# Task description
Everything from the line containing "The picture is" through the line containing "inicio_pctcdi = [168, 199, 200, 179, 184]" should be repeated exactly, and nothing else from the data.

# Data shown
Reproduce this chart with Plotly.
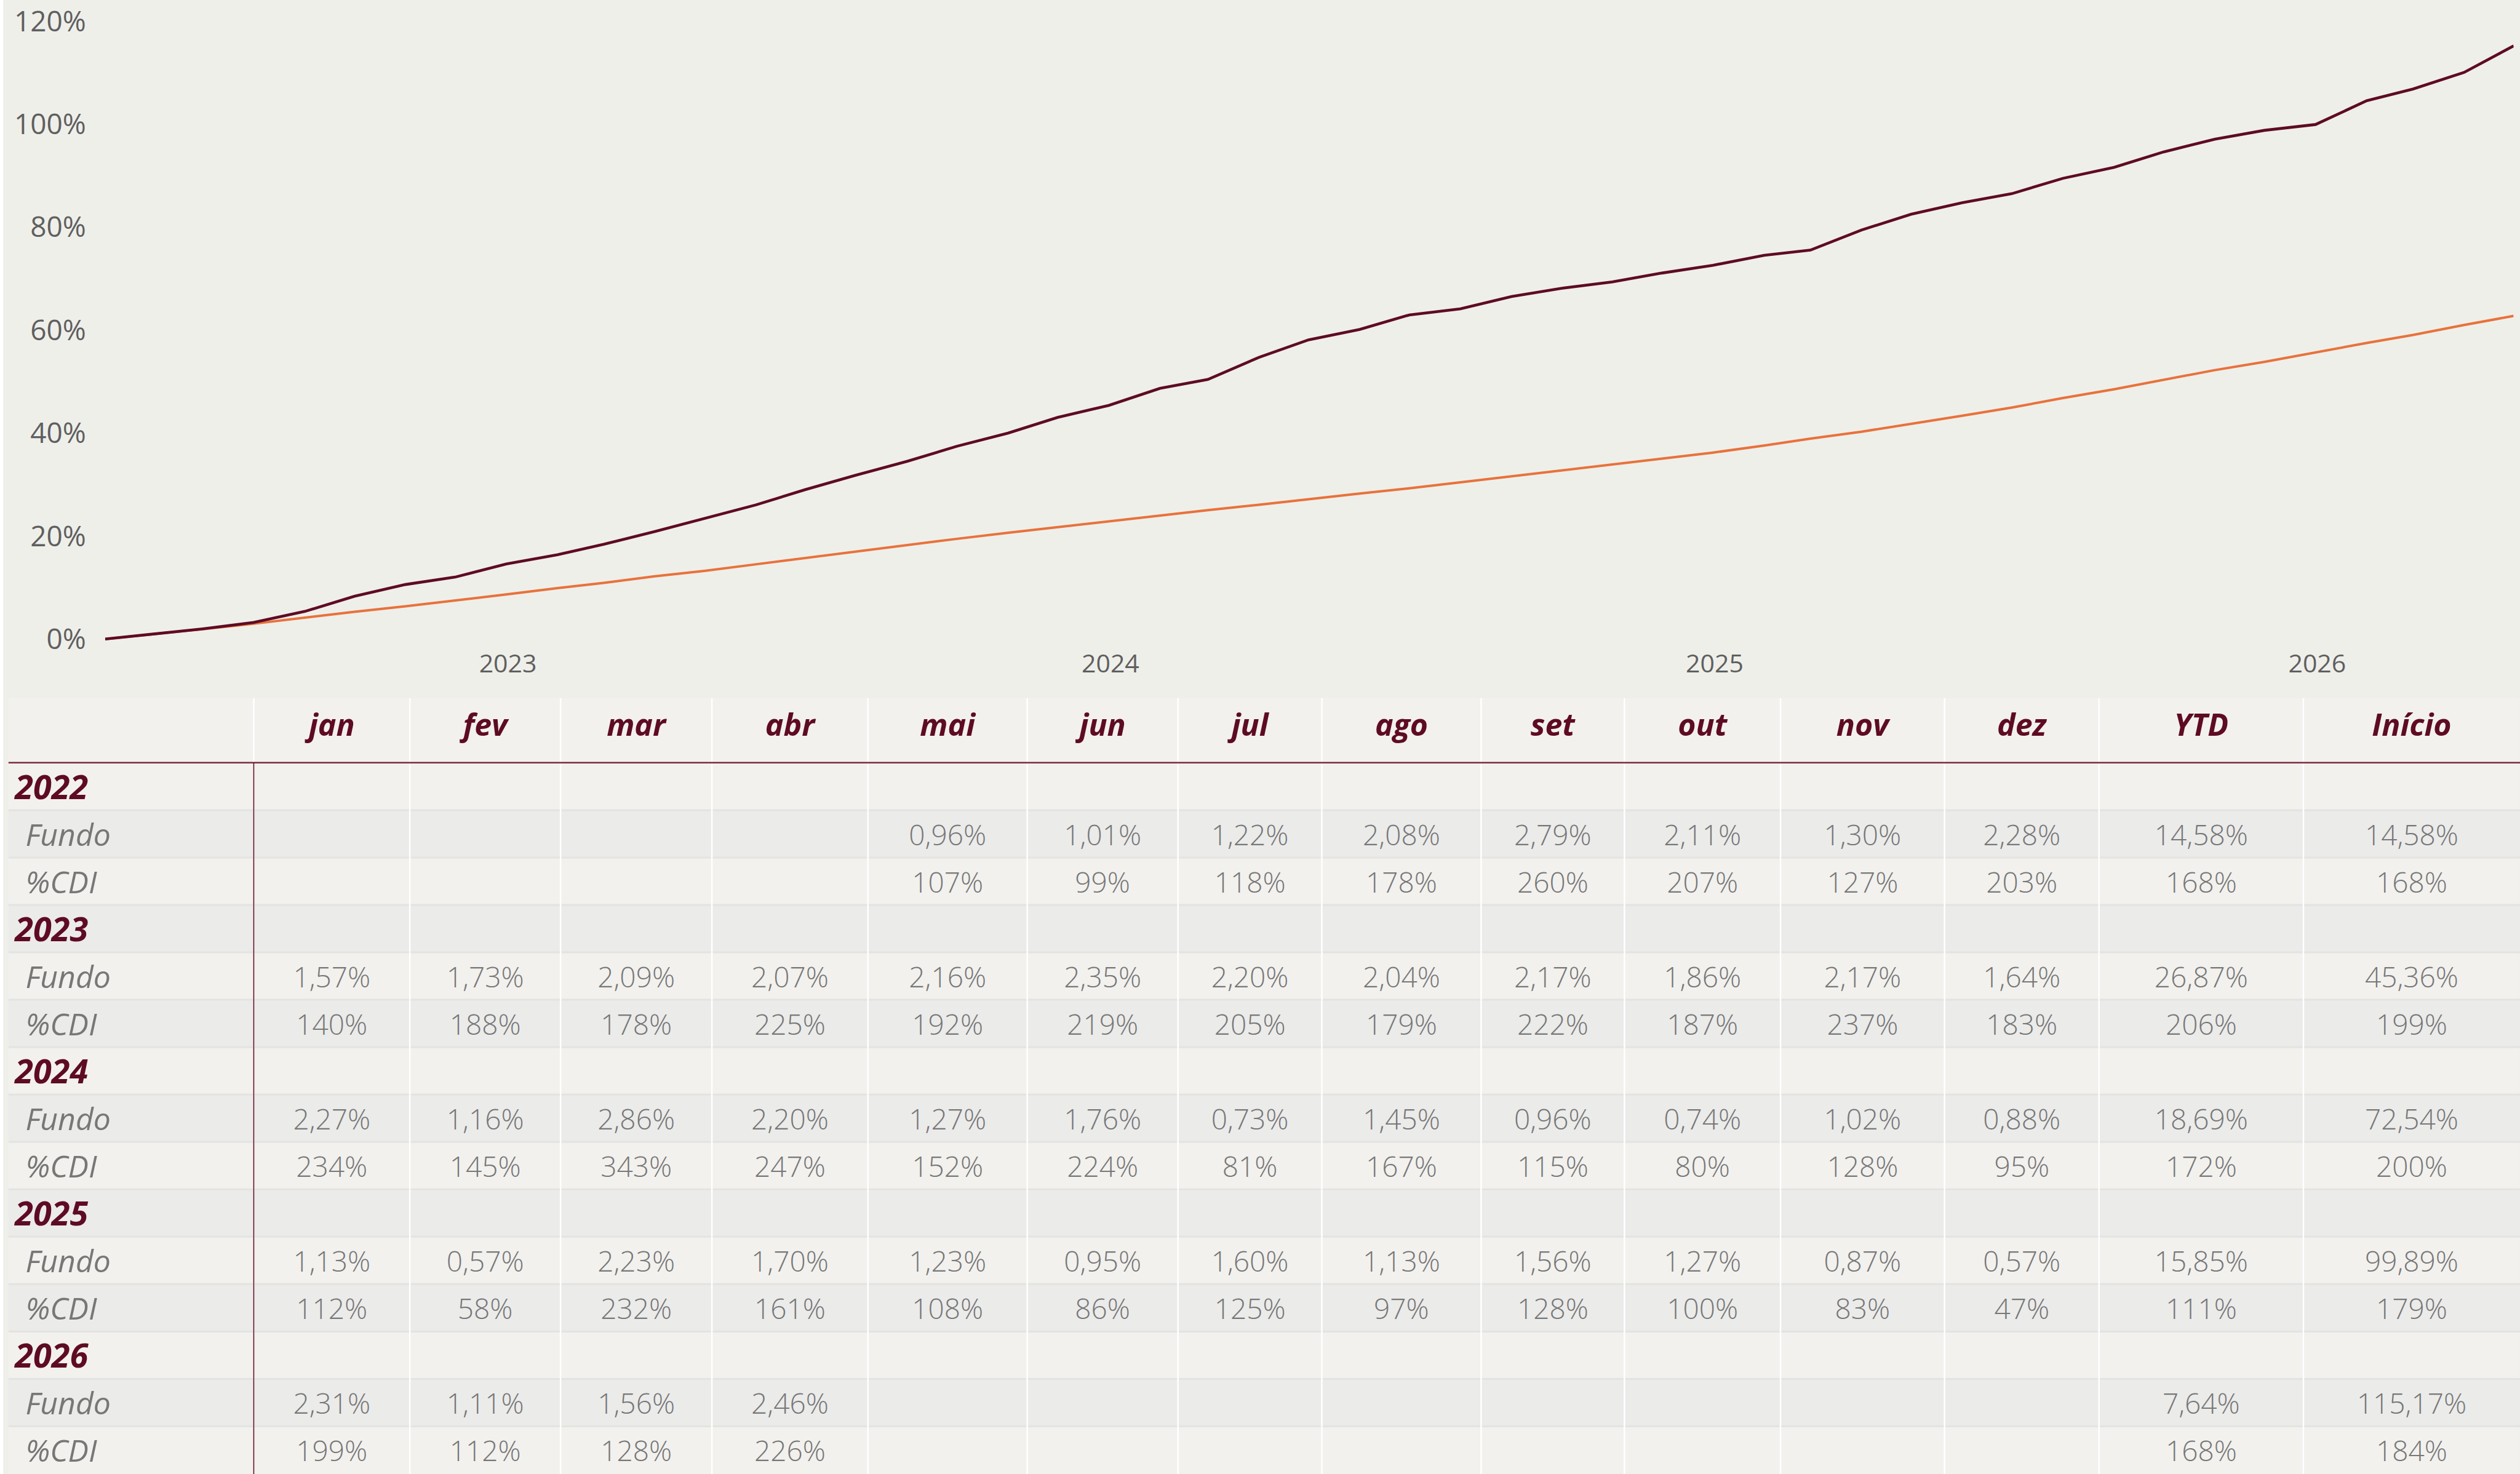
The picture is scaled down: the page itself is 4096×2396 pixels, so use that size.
import calendar
import plotly.graph_objects as go

# ---------------------------------------------------------------- data
years = [2022, 2023, 2024, 2025, 2026]
months = ["jan", "fev", "mar", "abr", "mai", "jun", "jul", "ago", "set", "out", "nov", "dez"]

fundo_2022 = [None, None, None, None, 0.96, 1.01, 1.22, 2.08, 2.79, 2.11, 1.30, 2.28]
fundo_2023 = [1.57, 1.73, 2.09, 2.07, 2.16, 2.35, 2.20, 2.04, 2.17, 1.86, 2.17, 1.64]
fundo_2024 = [2.27, 1.16, 2.86, 2.20, 1.27, 1.76, 0.73, 1.45, 0.96, 0.74, 1.02, 0.88]
fundo_2025 = [1.13, 0.57, 2.23, 1.70, 1.23, 0.95, 1.60, 1.13, 1.56, 1.27, 0.87, 0.57]
fundo_2026 = [2.31, 1.11, 1.56, 2.46, None, None, None, None, None, None, None, None]

pctcdi_2022 = [None, None, None, None, 107, 99, 118, 178, 260, 207, 127, 203]
pctcdi_2023 = [140, 188, 178, 225, 192, 219, 205, 179, 222, 187, 237, 183]
pctcdi_2024 = [234, 145, 343, 247, 152, 224, 81, 167, 115, 80, 128, 95]
pctcdi_2025 = [112, 58, 232, 161, 108, 86, 125, 97, 128, 100, 83, 47]
pctcdi_2026 = [199, 112, 128, 226, None, None, None, None, None, None, None, None]

ytd_fundo = [14.58, 26.87, 18.69, 15.85, 7.64]
inicio_fundo = [14.58, 45.36, 72.54, 99.89, 115.17]
ytd_pctcdi = [168, 206, 172, 111, 168]
inicio_pctcdi = [168, 199, 200, 179, 184]

inception_date = "2022-05-02"
y_ticks = [0, 20, 40, 60, 80, 100, 120]

fundo_rows = [fundo_2022, fundo_2023, fundo_2024, fundo_2025, fundo_2026]
pctcdi_rows = [pctcdi_2022, pctcdi_2023, pctcdi_2024, pctcdi_2025, pctcdi_2026]

# cumulative series built from the monthly table values
dates, fund_cum, cdi_cum = [inception_date], [0.0], [0.0]
f_idx, c_idx = 1.0, 1.0
for yr, frow, prow in zip(years, fundo_rows, pctcdi_rows):
    for m, (fv, pv) in enumerate(zip(frow, prow), start=1):
        if fv is None:
            continue
        f_idx *= 1 + fv / 100
        c_idx *= 1 + (fv / (pv / 100)) / 100
        dates.append(f"{yr}-{m:02d}-{calendar.monthrange(yr, m)[1]:02d}")
        fund_cum.append((f_idx - 1) * 100)
        cdi_cum.append((c_idx - 1) * 100)

# ---------------------------------------------------------------- layout constants
W, H = 4096, 2396
REF_W, REF_H = 4747, 2777
BG = "#efefea"
LIGHT = "#f2f1ee"
DARK = "#ebebea"
SEP = "#e3e3e1"
MAROON = "#5e0b24"
ORANGE = "#e8723b"
GRAY_VAL = "#777777"
GRAY_AX = "#5f5f5f"
FONT = "Open Sans"

# chart geometry (reference pixels)
X_START_REF, X_END_REF = 198, 4735
Y0_REF, Y120_REF = 1204, 40
px_per_unit = (Y0_REF - Y120_REF) / 120.0
Y_MIN, Y_MAX = -2.0, 121.0
ybot = Y0_REF - Y_MIN * px_per_unit
ytop = Y0_REF - Y_MAX * px_per_unit

# table geometry (reference pixels)
COL_EDGES = [16, 478, 772, 1056, 1341, 1635, 1935, 2219, 2490, 2790, 3060, 3354, 3663, 3954, 4339, 4747]
TABLE_TOP, HEADER_LINE, ROW_H = 1315, 1437, 89.3
hdr = (HEADER_LINE - TABLE_TOP) / ROW_H
y_bottom_val = (REF_H - HEADER_LINE) / ROW_H
TXT_DY = 0.09   # optical vertical centring of text in a row

fig = go.Figure()

# ---------------------------------------------------------------- lines
fig.add_trace(go.Scatter(x=dates, y=cdi_cum, mode="lines", name="CDI",
                         line=dict(color=ORANGE, width=4), hoverinfo="skip",
                         xaxis="x", yaxis="y"))
fig.add_trace(go.Scatter(x=dates, y=fund_cum, mode="lines", name="Fundo",
                         line=dict(color=MAROON, width=4.6), hoverinfo="skip",
                         xaxis="x", yaxis="y"))

# ---------------------------------------------------------------- table
col_labels = months + ["YTD", "Início"]
n_rows = 3 * len(years)
row_edges = [-hdr] + list(range(0, n_rows + 1))
z = [[0] * (len(COL_EDGES) - 1)] + [[r % 2] * (len(COL_EDGES) - 1) for r in range(n_rows)]
fig.add_trace(go.Heatmap(x=COL_EDGES, y=row_edges, z=z, zmin=0, zmax=1,
                         colorscale=[[0, LIGHT], [1, DARK]], showscale=False,
                         hoverinfo="skip", xaxis="x2", yaxis="y2"))

centers = [(COL_EDGES[j] + COL_EDGES[j + 1]) / 2 for j in range(1, len(COL_EDGES) - 1)]

# header labels
fig.add_trace(go.Scatter(x=centers, y=[-hdr / 2 - 0.05] * len(centers), mode="text",
                         text=[f"<b><i>{c}</i></b>" for c in col_labels],
                         textposition="middle center", cliponaxis=False,
                         textfont=dict(family=FONT, size=50, color=MAROON),
                         hoverinfo="skip", xaxis="x2", yaxis="y2"))

def pct2(v):
    return "" if v is None else f"{v:.2f}".replace(".", ",") + "%"

def pct0(v):
    return "" if v is None else f"{v:.0f}%"

yr_x, yr_y, yr_t = [], [], []
lb_x, lb_y, lb_t = [], [], []
vx, vy, vt = [], [], []
for i, yr in enumerate(years):
    r0 = 3 * i
    yr_x.append(28); yr_y.append(r0 + 0.5 + TXT_DY); yr_t.append(f"<b><i>{yr}</i></b>")
    lb_x += [48, 48]; lb_y += [r0 + 1.5 + TXT_DY, r0 + 2.5 + TXT_DY]
    lb_t += ["<i>Fundo</i>", "<i>%CDI</i>"]
    frow = [pct2(v) for v in fundo_rows[i]] + [pct2(ytd_fundo[i]), pct2(inicio_fundo[i])]
    prow = [pct0(v) for v in pctcdi_rows[i]] + [pct0(ytd_pctcdi[i]), pct0(inicio_pctcdi[i])]
    for j, (a, b) in enumerate(zip(frow, prow)):
        if a:
            vx.append(centers[j]); vy.append(r0 + 1.5 + TXT_DY); vt.append(a)
        if b:
            vx.append(centers[j]); vy.append(r0 + 2.5 + TXT_DY); vt.append(b)

fig.add_trace(go.Scatter(x=yr_x, y=yr_y, mode="text", text=yr_t, textposition="middle right",
                         cliponaxis=False,
                         textfont=dict(family=FONT, size=54, color=MAROON),
                         hoverinfo="skip", xaxis="x2", yaxis="y2"))
fig.add_trace(go.Scatter(x=lb_x, y=lb_y, mode="text", text=lb_t, textposition="middle right",
                         cliponaxis=False,
                         textfont=dict(family=FONT, size=50, color=GRAY_VAL),
                         hoverinfo="skip", xaxis="x2", yaxis="y2"))
fig.add_trace(go.Scatter(x=vx, y=vy, mode="text", text=vt, textposition="middle center",
                         cliponaxis=False,
                         textfont=dict(family=FONT, size=46, color=GRAY_VAL, weight=300),
                         hoverinfo="skip", xaxis="x2", yaxis="y2"))

# grid lines of the table
shapes = []
shapes.append(dict(type="rect", xref="paper", yref="paper", x0=0, x1=6 / REF_W, y0=0, y1=1,
                   fillcolor="white", line=dict(width=0), layer="above"))
for k in range(1, n_rows):
    shapes.append(dict(type="line", xref="x2", yref="y2", x0=COL_EDGES[0], x1=COL_EDGES[-1],
                       y0=k, y1=k, line=dict(color=SEP, width=3)))
for e in COL_EDGES[1:-1]:
    shapes.append(dict(type="line", xref="x2", yref="y2", x0=e, x1=e,
                       y0=-hdr, y1=y_bottom_val, line=dict(color="white", width=2.5)))
shapes.append(dict(type="line", xref="x2", yref="y2", x0=COL_EDGES[0], x1=COL_EDGES[-1],
                   y0=0, y1=0, line=dict(color="#7a2a3e", width=2.5)))
shapes.append(dict(type="line", xref="x2", yref="y2", x0=COL_EDGES[1], x1=COL_EDGES[1],
                   y0=0, y1=y_bottom_val, line=dict(color=MAROON, width=1.6)))

fig.update_layout(
    width=W, height=H,
    margin=dict(l=0, r=0, t=0, b=0, autoexpand=False),
    paper_bgcolor=BG, plot_bgcolor=BG,
    showlegend=False,
    shapes=shapes,
    xaxis=dict(type="date", domain=[X_START_REF / REF_W, X_END_REF / REF_W],
               range=[dates[0], dates[-1]], dtick="M12", tick0="2023-01-01",
               tickformat="%Y", showgrid=False, zeroline=False, showline=False,
               ticks="", automargin=False, ticklabelstandoff=-5,
               tickfont=dict(family=FONT, size=41, color=GRAY_AX), anchor="y"),
    yaxis=dict(domain=[1 - ybot / REF_H, 1 - ytop / REF_H], range=[Y_MIN, Y_MAX],
               tickvals=y_ticks, ticktext=[f"{v}%" for v in y_ticks],
               showgrid=False, zeroline=False, showline=False, ticks="",
               ticklabelstandoff=30, automargin=False,
               tickfont=dict(family=FONT, size=46, color=GRAY_AX), anchor="x"),
    xaxis2=dict(domain=[0, 1], range=[0, REF_W], visible=False, automargin=False, anchor="y2"),
    yaxis2=dict(domain=[0, 1 - TABLE_TOP / REF_H], range=[y_bottom_val, -hdr],
                visible=False, automargin=False, anchor="x2"),
)

fig.write_html("out.html", config={"displayModeBar": False},
               post_script="document.body.style.margin='0px';")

# Response to the exercise
The picture is scaled down: the page itself is 4096×2396 pixels, so use that size.
import calendar
import plotly.graph_objects as go

# ---------------------------------------------------------------- data
years = [2022, 2023, 2024, 2025, 2026]
months = ["jan", "fev", "mar", "abr", "mai", "jun", "jul", "ago", "set", "out", "nov", "dez"]

fundo_2022 = [None, None, None, None, 0.96, 1.01, 1.22, 2.08, 2.79, 2.11, 1.30, 2.28]
fundo_2023 = [1.57, 1.73, 2.09, 2.07, 2.16, 2.35, 2.20, 2.04, 2.17, 1.86, 2.17, 1.64]
fundo_2024 = [2.27, 1.16, 2.86, 2.20, 1.27, 1.76, 0.73, 1.45, 0.96, 0.74, 1.02, 0.88]
fundo_2025 = [1.13, 0.57, 2.23, 1.70, 1.23, 0.95, 1.60, 1.13, 1.56, 1.27, 0.87, 0.57]
fundo_2026 = [2.31, 1.11, 1.56, 2.46, None, None, None, None, None, None, None, None]

pctcdi_2022 = [None, None, None, None, 107, 99, 118, 178, 260, 207, 127, 203]
pctcdi_2023 = [140, 188, 178, 225, 192, 219, 205, 179, 222, 187, 237, 183]
pctcdi_2024 = [234, 145, 343, 247, 152, 224, 81, 167, 115, 80, 128, 95]
pctcdi_2025 = [112, 58, 232, 161, 108, 86, 125, 97, 128, 100, 83, 47]
pctcdi_2026 = [199, 112, 128, 226, None, None, None, None, None, None, None, None]

ytd_fundo = [14.58, 26.87, 18.69, 15.85, 7.64]
inicio_fundo = [14.58, 45.36, 72.54, 99.89, 115.17]
ytd_pctcdi = [168, 206, 172, 111, 168]
inicio_pctcdi = [168, 199, 200, 179, 184]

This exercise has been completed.